**WHAT NEEDS TO BE DONE**
Copy out every line exactly, passing over the pictures.

**PROVIDED DATA**
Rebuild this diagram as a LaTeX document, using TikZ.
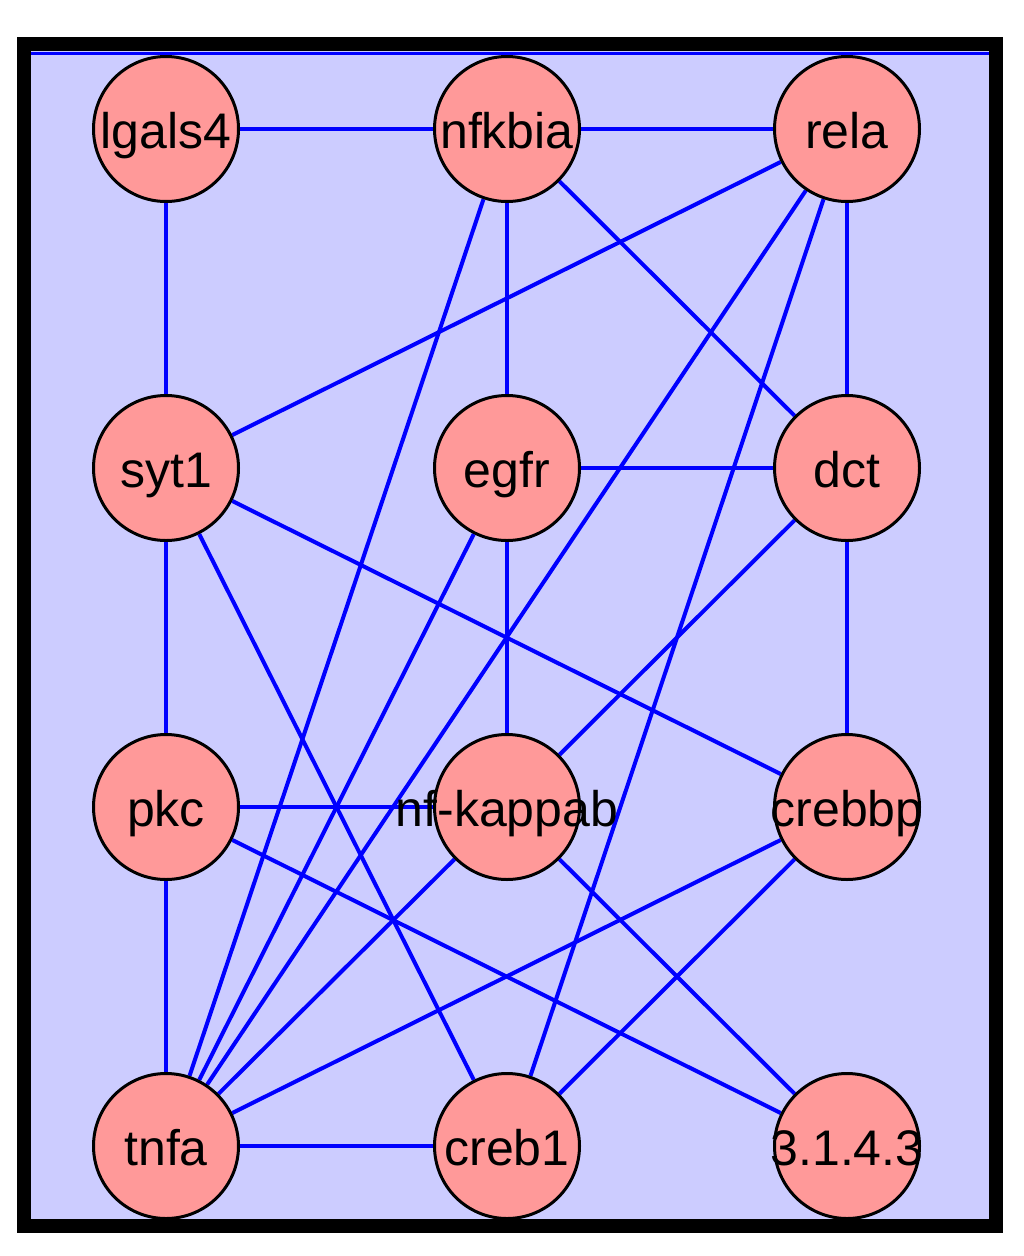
\documentclass[tikz,border=0pt]{standalone}
\usepackage{fontspec}
\setmainfont{Liberation Sans}
\pgfdeclarelayer{bgl}
\pgfdeclarelayer{edgel}
\pgfsetlayers{bgl,edgel,main}
\definecolor{panel}{HTML}{CCCCFF}
\definecolor{nodefill}{HTML}{FF9999}
\definecolor{edgeblue}{HTML}{0000FF}
\tikzset{
  circ/.style={circle, draw=black, line width=3pt, fill=nodefill, minimum size=145pt, inner sep=0pt},
  lbl/.style={inner sep=0pt, text height=38pt, text depth=0pt, font=\fontsize{50pt}{50pt}\selectfont},
  edge/.style={draw=edgeblue, line width=4pt},
}
\begin{document}
\begin{tikzpicture}[x=1pt,y=-1pt]
\useasboundingbox (0,0) rectangle (1024,1256);
\begin{pgfonlayer}{bgl}
\fill[panel] (24,44) rectangle (996,1226);
\draw[edgeblue, line width=3pt] (31,53) -- (990,53);
\draw[black, line width=14pt] (24,44) rectangle (996,1226);
\end{pgfonlayer}
% nodes
\node[circ] (lgals4) at (166,129) {};
\node[circ] (nfkbia) at (507,129) {};
\node[circ] (rela)   at (847,129) {};
\node[circ] (syt1)   at (166,468) {};
\node[circ] (egfr)   at (507,468) {};
\node[circ] (dct)    at (847,468) {};
\node[circ] (pkc)    at (166,807) {};
\node[circ] (nfk)    at (507,807) {};
\node[circ] (crebbp) at (847,807) {};
\node[circ] (tnfa)   at (166,1146) {};
\node[circ] (creb1)  at (507,1146) {};
\node[circ] (ec)     at (847,1146) {};
% labels
\node[lbl] (t1) at (lgals4) {lgals4};
\node[lbl] (t2) at (nfkbia) {nfkbia};
\node[lbl] (t3) at (rela) {rela};
\node[lbl] (t4) at (syt1) {syt1};
\node[lbl] (t5) at (egfr) {egfr};
\node[lbl] (t6) at (dct) {dct};
\node[lbl] (t7) at (pkc) {pkc};
\node[lbl] (t8) at (nfk) {nf-kappab};
\node[lbl] (t9) at (crebbp) {crebbp};
\node[lbl] (t10) at (tnfa) {tnfa};
\node[lbl] (t11) at (creb1) {creb1};
\node[lbl] (t12) at (ec) {3.1.4.3};
% edges
\begin{pgfonlayer}{edgel}
\draw[edge] (lgals4) -- (nfkbia);
\draw[edge] (nfkbia) -- (rela);
\draw[edge] (lgals4) -- (syt1);
\draw[edge] (rela) -- (syt1);
\draw[edge] (nfkbia) -- (egfr);
\draw[edge] (nfkbia) -- (dct);
\draw[edge] (nfkbia) -- (tnfa);
\draw[edge] (rela) -- (dct);
\draw[edge] (rela) -- (tnfa);
\draw[edge] (rela) -- (creb1);
\draw[edge] (syt1) -- (pkc);
\draw[edge] (syt1) -- (creb1);
\draw[edge] (syt1) -- (crebbp);
\draw[edge] (egfr) -- (dct);
\draw[edge] (egfr) -- (nfk);
\draw[edge] (egfr) -- (tnfa);
\draw[edge] (dct) -- (crebbp);
\draw[edge] (dct) -- (nfk);
\draw[edge] (pkc) -- (nfk);
\draw[edge] (pkc) -- (tnfa);
\draw[edge] (pkc) -- (ec);
\draw[edge] (nfk) -- (tnfa);
\draw[edge] (nfk) -- (ec);
\draw[edge] (crebbp) -- (tnfa);
\draw[edge] (crebbp) -- (creb1);
\draw[edge] (tnfa) -- (creb1);
\end{pgfonlayer}
\end{tikzpicture}
\end{document}
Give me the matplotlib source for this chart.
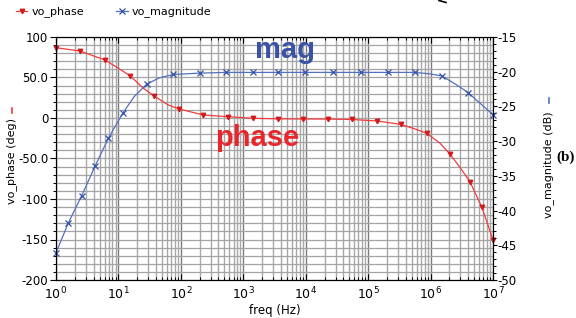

**REPLY TO THE TASK**
Rebuild this diagram as a LaTeX document, using TikZ.
\documentclass[tikz,border=0pt]{standalone}
\usepackage{fontspec}
\setmainfont{Liberation Sans}
\pgfdeclarelayer{bgl}
\pgfdeclarelayer{edgel}
\pgfsetlayers{bgl,edgel,main}
\definecolor{panel}{HTML}{CCCCFF}
\definecolor{nodefill}{HTML}{FF9999}
\definecolor{edgeblue}{HTML}{0000FF}
\tikzset{
  circ/.style={circle, draw=black, line width=3pt, fill=nodefill, minimum size=145pt, inner sep=0pt},
  lbl/.style={inner sep=0pt, text height=38pt, text depth=0pt, font=\fontsize{50pt}{50pt}\selectfont},
  edge/.style={draw=edgeblue, line width=4pt},
}
\begin{document}
\begin{tikzpicture}[x=1pt,y=-1pt]
\useasboundingbox (0,0) rectangle (1024,1256);
\begin{pgfonlayer}{bgl}
\fill[panel] (24,44) rectangle (996,1226);
\draw[edgeblue, line width=3pt] (31,53) -- (990,53);
\draw[black, line width=14pt] (24,44) rectangle (996,1226);
\end{pgfonlayer}
% nodes
\node[circ] (lgals4) at (166,129) {};
\node[circ] (nfkbia) at (507,129) {};
\node[circ] (rela)   at (847,129) {};
\node[circ] (syt1)   at (166,468) {};
\node[circ] (egfr)   at (507,468) {};
\node[circ] (dct)    at (847,468) {};
\node[circ] (pkc)    at (166,807) {};
\node[circ] (nfk)    at (507,807) {};
\node[circ] (crebbp) at (847,807) {};
\node[circ] (tnfa)   at (166,1146) {};
\node[circ] (creb1)  at (507,1146) {};
\node[circ] (ec)     at (847,1146) {};
% labels
\node[lbl] (t1) at (lgals4) {lgals4};
\node[lbl] (t2) at (nfkbia) {nfkbia};
\node[lbl] (t3) at (rela) {rela};
\node[lbl] (t4) at (syt1) {syt1};
\node[lbl] (t5) at (egfr) {egfr};
\node[lbl] (t6) at (dct) {dct};
\node[lbl] (t7) at (pkc) {pkc};
\node[lbl] (t8) at (nfk) {nf-kappab};
\node[lbl] (t9) at (crebbp) {crebbp};
\node[lbl] (t10) at (tnfa) {tnfa};
\node[lbl] (t11) at (creb1) {creb1};
\node[lbl] (t12) at (ec) {3.1.4.3};
% edges
\begin{pgfonlayer}{edgel}
\draw[edge] (lgals4) -- (nfkbia);
\draw[edge] (nfkbia) -- (rela);
\draw[edge] (lgals4) -- (syt1);
\draw[edge] (rela) -- (syt1);
\draw[edge] (nfkbia) -- (egfr);
\draw[edge] (nfkbia) -- (dct);
\draw[edge] (nfkbia) -- (tnfa);
\draw[edge] (rela) -- (dct);
\draw[edge] (rela) -- (tnfa);
\draw[edge] (rela) -- (creb1);
\draw[edge] (syt1) -- (pkc);
\draw[edge] (syt1) -- (creb1);
\draw[edge] (syt1) -- (crebbp);
\draw[edge] (egfr) -- (dct);
\draw[edge] (egfr) -- (nfk);
\draw[edge] (egfr) -- (tnfa);
\draw[edge] (dct) -- (crebbp);
\draw[edge] (dct) -- (nfk);
\draw[edge] (pkc) -- (nfk);
\draw[edge] (pkc) -- (tnfa);
\draw[edge] (pkc) -- (ec);
\draw[edge] (nfk) -- (tnfa);
\draw[edge] (nfk) -- (ec);
\draw[edge] (crebbp) -- (tnfa);
\draw[edge] (crebbp) -- (creb1);
\draw[edge] (tnfa) -- (creb1);
\end{pgfonlayer}
\end{tikzpicture}
\end{document}
Give me the matplotlib source for this chart.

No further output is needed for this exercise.